Après avoir vu l’enfer, lors des apparitions de la Vierge Marie à Fatima en 1917, la plus jeune des trois petits bergers, Jacinthe, avait résolu d’offrir de petits sacrifices – et finalement sa courte vie de 10 ans – pour la conversion des pécheurs. Et elle avait même ajouté à sa prière une mention spéciale pour le Saint-Père, dont elle avait appris qu’il aurait beaucoup à souffrir…

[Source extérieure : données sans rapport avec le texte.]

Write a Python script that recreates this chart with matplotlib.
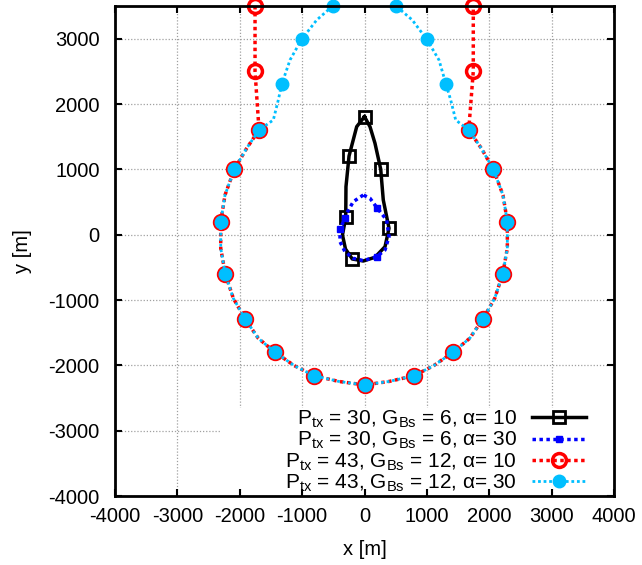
import numpy as np
import matplotlib
matplotlib.use("Agg")
import matplotlib.pyplot as plt
from matplotlib.patches import Rectangle

plt.rcParams.update({
    "font.family": ["Liberation Sans", "DejaVu Sans"],
    "mathtext.fontset": "custom",
    "mathtext.rm": "Liberation Sans",
    "mathtext.it": "Liberation Sans:italic",
    "mathtext.bf": "Liberation Sans:bold",
    "axes.unicode_minus": False,
})

# ── Data (metres) ─────────────────────────────────────────────────────────────
# P_tx = 30, G_Bs = 6, alpha = 10 (closed teardrop)
BLACK_X = [0, -125, -248, -297, -301, -353, -305, -196, -19, 168, 329, 393, 301, 260, 168, 88, 0]
BLACK_Y = [1806, 1653, 1204, 734, 266, -5, -219, -372, -403, -346, -184, 98, 531, 1001, 1399, 1653, 1806]
BLACK_MARKS = [0, 2, 4, 7, 11, 13]

# P_tx = 30, G_Bs = 6, alpha = 30 (closed loop)
BLUE_X = [-19, -180, -286, -313, -393, -393, -313, -180, -19, 196, 329, 393, 355, 206, 88, -19]
BLUE_Y = [607, 505, 327, 251, 87, -107, -260, -362, -398, -337, -234, -31, 225, 404, 557, 607]
BLUE_MARKS = [3, 4, 9, 13]

# shared lower arc of the two P_tx = 43 curves (left top -> bottom -> right top)
ARC_X = [-1691, -1889, -2087, -2236, -2305, -2305, -2232, -2103, -1911, -1703,
         -1440, -1125, -810, -409, 0, 393, 794, 1109, 1424, 1687,
         1896, 2088, 2216, 2290, 2290, 2220, 2066, 1873, 1671]
ARC_Y = [1602, 1322, 1001, 607, 199, -208, -602, -974, -1295, -1586,
         -1796, -2005, -2159, -2247, -2300, -2247, -2159, -2005, -1796, -1586,
         -1295, -974, -602, -208, 199, 607, 1001, 1322, 1602]
ARC_MARKS = list(range(0, 29, 2))

# P_tx = 43, G_Bs = 12, alpha = 10: vertical arms above the arc
RED_LEFT_X = [-1755, -1755]
RED_LEFT_Y = [3500, 2500]
RED_RIGHT_X = [1744, 1744]
RED_RIGHT_Y = [2500, 3500]

# P_tx = 43, G_Bs = 12, alpha = 30: dome above the arc
CYAN_LEFT_X = [-510, -766, -1007, -1194, -1327, -1382, -1462]
CYAN_LEFT_Y = [3500, 3286, 2991, 2674, 2302, 2061, 1755]
CYAN_LEFT_MARKS = [0, 2, 4]
CYAN_RIGHT_X = [1462, 1382, 1307, 1194, 997, 766, 505]
CYAN_RIGHT_Y = [1755, 2061, 2302, 2674, 2991, 3286, 3500]
CYAN_RIGHT_MARKS = [2, 4, 6]

LABELS = [
    r"P$_{\mathrm{tx}}$ = 30, G$_{\mathrm{Bs}}$ = 6, α= 10",
    r"P$_{\mathrm{tx}}$ = 30, G$_{\mathrm{Bs}}$ = 6, α= 30",
    r"P$_{\mathrm{tx}}$ = 43, G$_{\mathrm{Bs}}$ = 12, α= 10",
    r"P$_{\mathrm{tx}}$ = 43, G$_{\mathrm{Bs}}$ = 12, α= 30",
]
TICKS_X = np.arange(-4000, 4001, 1000)
TICKS_Y = np.arange(-4000, 3001, 1000)


def join(parts):
    """Concatenate pieces of a curve and shift their marker indices."""
    xs, ys, marks = [], [], []
    for px, py, pm in parts:
        off = len(xs)
        marks += [off + m for m in pm]
        xs += list(px)
        ys += list(py)
    return np.array(xs), np.array(ys), marks


red_x, red_y, red_marks = join([
    (RED_LEFT_X, RED_LEFT_Y, [0, 1]),
    (ARC_X, ARC_Y, ARC_MARKS),
    (RED_RIGHT_X, RED_RIGHT_Y, [0, 1]),
])
cyan_x, cyan_y, cyan_marks = join([
    (CYAN_LEFT_X, CYAN_LEFT_Y, CYAN_LEFT_MARKS),
    (ARC_X, ARC_Y, ARC_MARKS),
    (CYAN_RIGHT_X, CYAN_RIGHT_Y, CYAN_RIGHT_MARKS),
])

# ── Figure ────────────────────────────────────────────────────────────────────
W, H = 642, 565
fig = plt.figure(figsize=(W / 100, H / 100), dpi=100)
ax = fig.add_axes([115 / W, 1 - 496 / H, 499 / W, 490 / H])

dots = (0, (1, 1))
l1, = ax.plot(BLACK_X, BLACK_Y, color="black", lw=2.5, marker="s", ms=8,
              mfc="none", mec="black", mew=2, markevery=BLACK_MARKS)
l2, = ax.plot(BLUE_X, BLUE_Y, color="#0000ff", lw=2.5, ls=dots, marker="s", ms=5,
              mfc="#0000ff", mec="#0000ff", markevery=BLUE_MARKS)
l3, = ax.plot(red_x, red_y, color="#ff0000", lw=2.5, ls=dots, marker="o", ms=10,
              mfc="none", mec="#ff0000", mew=2.5, markevery=red_marks)
l4, = ax.plot(cyan_x, cyan_y, color="#00bfff", lw=2.0, ls=dots, marker="o", ms=9,
              mfc="#00bfff", mec="#00bfff", markevery=cyan_marks)
for ln in (l1, l2, l3, l4):
    ln.set_clip_on(False)

ax.set_xlim(-4000, 4000)
ax.set_ylim(-4000, 3500)
ax.set_xticks(TICKS_X)
ax.set_yticks(TICKS_Y)
ax.set_axisbelow(True)
ax.grid(True, color="#a0a0a0", ls=(0, (1, 1.5)), lw=0.9)
ax.tick_params(direction="in", length=5, width=1.5, top=True, right=True,
               labelsize=14.5)
ax.tick_params(axis="x", pad=8)
ax.tick_params(axis="y", pad=11)
for sp in ax.spines.values():
    sp.set_linewidth(2)

# white key box hides the grid behind the legend
ax.add_patch(Rectangle((0.2104, 0.014), 0.79, 0.166, transform=ax.transAxes,
                       facecolor="white", edgecolor="none", zorder=1))

ax.legend([l1, l2, l3, l4], LABELS, loc="lower right", bbox_to_anchor=(0.948, 0.0),
          frameon=False, markerfirst=False, fontsize=15, handlelength=2.6,
          handletextpad=0.7, labelspacing=0.0, borderpad=0.1, borderaxespad=0)

ax.set_xlabel("x [m]", fontsize=14.5, labelpad=10)
ax.set_ylabel("y [m]", fontsize=14.5, labelpad=12)

fig.savefig("out.png", dpi=100)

À l’exemple de cette enfant, canonisée par le pape François 100 ans plus tard, en compagnie de son frère, cette dimension de sacrifice, centrale dans la foi catholique, semble ressurgir. Elle rencontre un certain succès, notamment auprès des jeunes, à travers des livres et diverses propositions de Carême, après avoir été, hélas occultée pendant des décennies. Déjà en 1952, le Père Louis Bouyer regrettait que lors du Carême, « personne ne songe plus à jeûner, ni même à pratiquer l’abstinence, et personne non plus ne change rien à sa manière de vivre habituelle ». Et il en résulte que « tout cela prend un accent de comédie qui prive de sérieux par la base l’ensemble de notre Carême »1.

Encore faut-il bien comprendre le sens du jeûne demandé par l’Église. Il ne faudrait pas en effet que le retour de balancier en faveur de l’ascèse chrétienne fasse retomber dans un autre excès, celui d’un trop grand volontarisme qui oublierait que c’est d’abord par grâce que nous sommes sauvés, et non par nos propres mérites. Comme le résume parfaitement le grand maître spirituel qu’est saint François de Sales : « Dieu nous a commandé de faire tout ce que nous pouvons pour avancer dans la pratique des vertus. […] Mais après avoir planté et arrosé, soyons persuadés que c’est Dieu qui fait croître l’arbre de notre bonne volonté et de nos pratiques. »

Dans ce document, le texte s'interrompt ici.